What Are the Email Addresses of People Who Have Contributed to Evolution?
This query shows how much of the data is linked up. We first take an email address (email_address) and map that to person (person), which can be mapped to a cvs account (users), which may have created multiple cvs commits (cvs_commit), on multiple projects (project), which belong to the large evolution master project (master_project). I realize that it is possible to compress this query some by eliminating the person table and various other optimizations, but it's left fully verbose here to make the process clearer.
cvsminer=# select distinct(email_address.email)
from email_address, person, person_user, users, cvs_commit, project, master_project
where email_address.person_id=person.person_id
and person.person_id=person_user.person_id
and person_user.user_id=users.user_id
and users.user_id=cvs_commit.user_id
and cvs_commit.project_id=project.project_id
and project.master_project_id=master_project.master_project_id
and master_project.master_project_name='gnome/evolution';
email
-------------------------------------------
efgbr@terra.com.br
hp@redhat.com
spapadim@cs.cmu.edu
michael@helixcode.com
gilosher@gmail.com
damon@gnome.org
bulkmeel@yahoo.co.uk
[and several hundred more]
What Mailing Lists Do Evolution Developers Post To?
This is an expansion of the previous query where we continue the join two steps further to join find the all of the mailing list posts that the email_address has done (mail_message) and then figure out which lists those posts were done on (mailing_list).
cvsminer=# select distinct(mailing_list.name)

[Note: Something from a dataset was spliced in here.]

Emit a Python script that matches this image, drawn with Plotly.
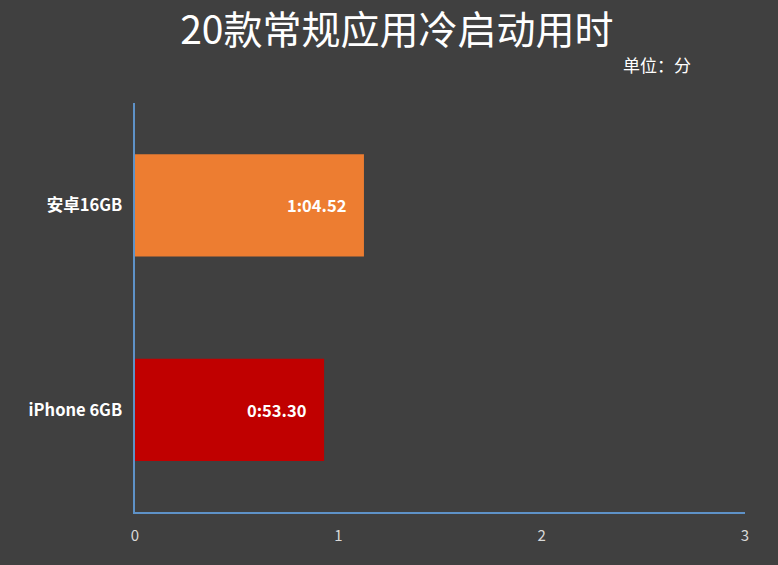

from mailing_list, mail_message, email_address, person,
person_user, users, cvs_commit, project, master_project
where mailing_list.mailing_list_id=mail_message.mailing_list_id
and mail_message.email_address_id=email_address.email_address_id
and email_address.person_id=person.person_id
and person.person_id=person_user.person_id
and person_user.user_id=users.user_id
and users.user_id=cvs_commit.user_id
and cvs_commit.project_id=project.project_id
and project.master_project_id=master_project.master_project_id
and master_project.master_project_name='gnome/evolution';
name
---------------------------
libsoup
muine
gnome-planning-summit
atomato
evince
gtk-app-devel
gnome-cyr
straw
xml-i18n-tools
xml-bindings
[and many more, 154 total]
How Many Posts Were on Made to Each Blog Aggregator
The blog engine was something I wrote for a one off weekend project. From there it just ran for a couple of years. That's the power of cron. The basic premise was that at some points I crawled the various blog planets for their OPML lists of subscriptions. I then visited all of those URLs religiously. The planet lists were not frequently updated, so this doesn't represent and entirely true image, but it might be interesting to natural language people or something like that.
cvsminer=# select aggregator.title, count(feed_entry.feed_entry_id)
from feed_entry, feed, feed_aggregator, aggregator
where feed_entry.feed_id=feed.feed_id
and feed.feed_id=feed_aggregator.feed_id
and feed_aggregator.aggregator_id=aggregator.aggregator_id
group by aggregator.title;
title | count
--------------------------+-------
Fedora People | 9037
Planet GNOME | 23344
planet.freedesktop.org | 4490
PlanetJava.org | 36626
Planet Mozilla | 11043
planet n | 8959
Planet SuSE | 7639
Planet Ubuntu | 8898
Planet Arslinux | 966
Planet Perl | 5599
Planet GStreamer | 3645
Planet KDE | 11009
Planet Beagle | 1122
Planet Debian | 22234
Unofficial Planet Python | 23834
(15 rows)